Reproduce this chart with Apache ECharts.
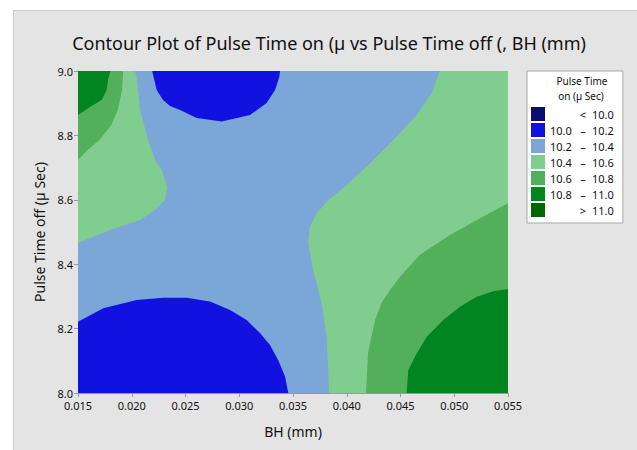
<!DOCTYPE html>
<html>
<head>
<meta charset="utf-8">
<script src="https://cdn.jsdelivr.net/npm/echarts@6/dist/echarts.min.js"></script>
<style>html,body{margin:0;padding:0;background:#fff;}#c{width:637px;height:450px;}</style>
</head>
<body>
<div id="c"></div>
<script>
// ---- Data ----
const xTicks = [0.015, 0.020, 0.025, 0.030, 0.035, 0.040, 0.045, 0.050, 0.055];
const yTicks = [8.0, 8.2, 8.4, 8.6, 8.8, 9.0];
const levelLabels = ['< 10.0', '10.0 – 10.2', '10.2 – 10.4', '10.4 – 10.6', '10.6 – 10.8', '10.8 – 11.0', '> 11.0'];
const levelColors = ['#0c0c72', '#1212e0', '#7ba7d8', '#80cd8f', '#53b05a', '#008520', '#006600'];
const legendTitleLines = ['Pulse Time', 'on (µ Sec)'];

// contour band boundaries [BH (mm), Pulse Time off]
const bandBase_10_2 = [[0.015, 8.0], [0.055, 8.0], [0.055, 9.0], [0.015, 9.0]];
const bandTopLeft_10_4 = [[0.015, 9.0], [0.0203, 9.0], [0.02049, 8.972], [0.02077, 8.879], [0.02151, 8.786], [0.02216, 8.724], [0.02279, 8.693], [0.02328, 8.640], [0.02309, 8.599], [0.02216, 8.568], [0.02077, 8.537], [0.01798, 8.506], [0.015, 8.466]];
const bandTopLeft_10_6 = [[0.015, 9.0], [0.0192, 9.0], [0.0191, 8.941], [0.0187, 8.879], [0.0181, 8.832], [0.0170, 8.786], [0.0159, 8.755], [0.015, 8.724]];
const bandTopLeft_10_8 = [[0.015, 9.0], [0.0180, 9.0], [0.01779, 8.972], [0.01767, 8.941], [0.0172, 8.910], [0.01612, 8.888], [0.015, 8.863]];
const bandTop_10_0 = [[0.0219, 9.0], [0.02232, 8.941], [0.02291, 8.910], [0.02356, 8.891], [0.02449, 8.879], [0.02604, 8.854], [0.02837, 8.843], [0.0310, 8.863], [0.03255, 8.901], [0.03333, 8.941], [0.03373, 8.982], [0.03379, 9.0]];
const bandBottom_10_0 = [[0.015, 8.0], [0.015, 8.221], [0.01735, 8.263], [0.02046, 8.289], [0.02291, 8.296], [0.02511, 8.296], [0.02728, 8.284], [0.02914, 8.258], [0.03069, 8.227], [0.03193, 8.186], [0.03286, 8.149], [0.03363, 8.102], [0.03426, 8.051], [0.03456, 8.0]];
const bandRight_10_4 = [[0.04867, 9.0], [0.0479, 8.931], [0.04651, 8.863], [0.04433, 8.786], [0.04216, 8.713], [0.03984, 8.641], [0.03828, 8.599], [0.0372, 8.558], [0.03658, 8.516], [0.03642, 8.466], [0.03686, 8.382], [0.03767, 8.280], [0.03813, 8.175], [0.03828, 8.071], [0.03835, 8.0], [0.055, 8.0], [0.055, 9.0]];
const bandRight_10_6 = [[0.04179, 8.0], [0.04198, 8.124], [0.04263, 8.227], [0.04325, 8.280], [0.04402, 8.320], [0.04495, 8.361], [0.04681, 8.429], [0.0496, 8.491], [0.0524, 8.543], [0.055, 8.589], [0.055, 8.0]];
const bandRight_10_8 = [[0.04558, 8.0], [0.04572, 8.071], [0.04651, 8.123], [0.04744, 8.175], [0.04898, 8.227], [0.05053, 8.268], [0.05209, 8.299], [0.05363, 8.316], [0.055, 8.323], [0.055, 8.0]];

const regions = [
  {level: 2, pts: bandBase_10_2},
  {level: 3, pts: bandTopLeft_10_4},
  {level: 4, pts: bandTopLeft_10_6},
  {level: 5, pts: bandTopLeft_10_8},
  {level: 1, pts: bandTop_10_0},
  {level: 1, pts: bandBottom_10_0},
  {level: 3, pts: bandRight_10_4},
  {level: 4, pts: bandRight_10_6},
  {level: 5, pts: bandRight_10_8}
];

const FONT = 'Noto Sans';
const chart = echarts.init(document.getElementById('c'), null, {renderer: 'svg'});

const series = [];
levelLabels.forEach(function (lab, i) {
  series.push({
    type: 'custom', name: lab, data: [], itemStyle: {color: levelColors[i]},
    renderItem: function () { return null; }
  });
});
regions.forEach(function (r) {
  series.push({
    type: 'custom',
    name: levelLabels[r.level],
    itemStyle: {color: levelColors[r.level]},
    data: r.pts,
    encode: {x: 0, y: 1},
    silent: true,
    clip: true,
    renderItem: function (params, api) {
      if (params.dataIndex !== 0) return null;
      const pts = r.pts.map(function (p) { return api.coord(p); });
      return {type: 'polygon', shape: {points: pts}, style: {fill: levelColors[r.level], stroke: null}};
    }
  });
});

function legendFmt(name) {
  if (name.charAt(0) === '<' || name.charAt(0) === '>') {
    return '{a|}{b|' + name.charAt(0) + '}{c|' + name.slice(2) + '}';
  }
  const parts = name.split(' – ');
  return '{a|' + parts[0] + '}{b|–}{c|' + parts[1] + '}';
}

chart.setOption({
  backgroundColor: '#ffffff',
  animation: false,
  graphic: [
    {type: 'rect', z: -100, left: 13, top: 10, shape: {width: 640, height: 450}, style: {fill: '#e4e4e4', stroke: '#cccccc', lineWidth: 1}}
  ],
  title: [
    {text: 'Contour Plot of Pulse Time on (µ vs Pulse Time off (, BH (mm)', left: 324, top: 29, textAlign: 'center',
      textStyle: {fontFamily: FONT, fontSize: 18, fontWeight: 'normal', color: '#111'}},
    {text: legendTitleLines[0], left: 582, top: 76, textAlign: 'center', z: 10, padding: 0,
      textStyle: {fontFamily: FONT, fontSize: 10, fontWeight: 'normal', color: '#111'}},
    {text: legendTitleLines[1], left: 581, top: 91, textAlign: 'center', z: 10, padding: 0,
      textStyle: {fontFamily: FONT, fontSize: 10, fontWeight: 'normal', color: '#111'}}
  ],
  legend: {
    orient: 'vertical', left: 527, top: 71, width: 95,
    padding: [36, 9, 6, 4],
    backgroundColor: '#ffffff', borderColor: '#a8a8a8', borderWidth: 1,
    itemWidth: 14, itemHeight: 14, itemGap: 2,
    icon: 'rect', selectedMode: false,
    data: levelLabels.map(function (l) { return {name: l, icon: 'rect'}; }),
    formatter: legendFmt,
    textStyle: {
      fontFamily: FONT, fontSize: 11, color: '#111',
      rich: {
        a: {width: 24, align: 'left', fontFamily: FONT, fontSize: 11, color: '#111'},
        b: {width: 18, align: 'center', fontFamily: FONT, fontSize: 11, color: '#111'},
        c: {align: 'left', fontFamily: FONT, fontSize: 11, color: '#111'}
      }
    }
  },
  grid: {left: 78, right: 129, top: 71, bottom: 57},
  xAxis: {
    type: 'value', min: xTicks[0], max: xTicks[xTicks.length - 1], interval: 0.005,
    name: 'BH (mm)', nameLocation: 'middle', nameGap: 31,
    nameTextStyle: {fontFamily: FONT, fontSize: 14, color: '#111'},
    axisLine: {lineStyle: {color: '#999999'}},
    axisTick: {show: true, length: 4, lineStyle: {color: '#999999'}},
    splitLine: {show: false},
    axisLabel: {fontFamily: FONT, fontSize: 11, color: '#111', margin: 7,
      formatter: function (v) { return v.toFixed(3); }}
  },
  yAxis: {
    type: 'value', min: yTicks[0], max: yTicks[yTicks.length - 1], interval: 0.2,
    name: 'Pulse Time off (µ Sec)', nameLocation: 'middle', nameGap: 32,
    nameTextStyle: {fontFamily: FONT, fontSize: 14, color: '#111'},
    axisLine: {show: true, lineStyle: {color: '#999999'}},
    axisTick: {show: true, length: 4, lineStyle: {color: '#999999'}},
    splitLine: {show: false},
    axisLabel: {fontFamily: FONT, fontSize: 11, color: '#111', margin: 5, lineHeight: 12,
      formatter: function (v) { return v.toFixed(1); }}
  },
  series: series
});
</script>
</body>
</html>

Request >>
Reproduce the material above exactly, first line through the line that contains "const legendTitleLines = ['Pulse", minus the pictures.

Response >>
Reproduce this chart with Apache ECharts.
<!DOCTYPE html>
<html>
<head>
<meta charset="utf-8">
<script src="https://cdn.jsdelivr.net/npm/echarts@6/dist/echarts.min.js"></script>
<style>html,body{margin:0;padding:0;background:#fff;}#c{width:637px;height:450px;}</style>
</head>
<body>
<div id="c"></div>
<script>
// ---- Data ----
const xTicks = [0.015, 0.020, 0.025, 0.030, 0.035, 0.040, 0.045, 0.050, 0.055];
const yTicks = [8.0, 8.2, 8.4, 8.6, 8.8, 9.0];
const levelLabels = ['< 10.0', '10.0 – 10.2', '10.2 – 10.4', '10.4 – 10.6', '10.6 – 10.8', '10.8 – 11.0', '> 11.0'];
const levelColors = ['#0c0c72', '#1212e0', '#7ba7d8', '#80cd8f', '#53b05a', '#008520', '#006600'];
const legendTitleLines = ['Pulse Time', 'on (µ Sec)'];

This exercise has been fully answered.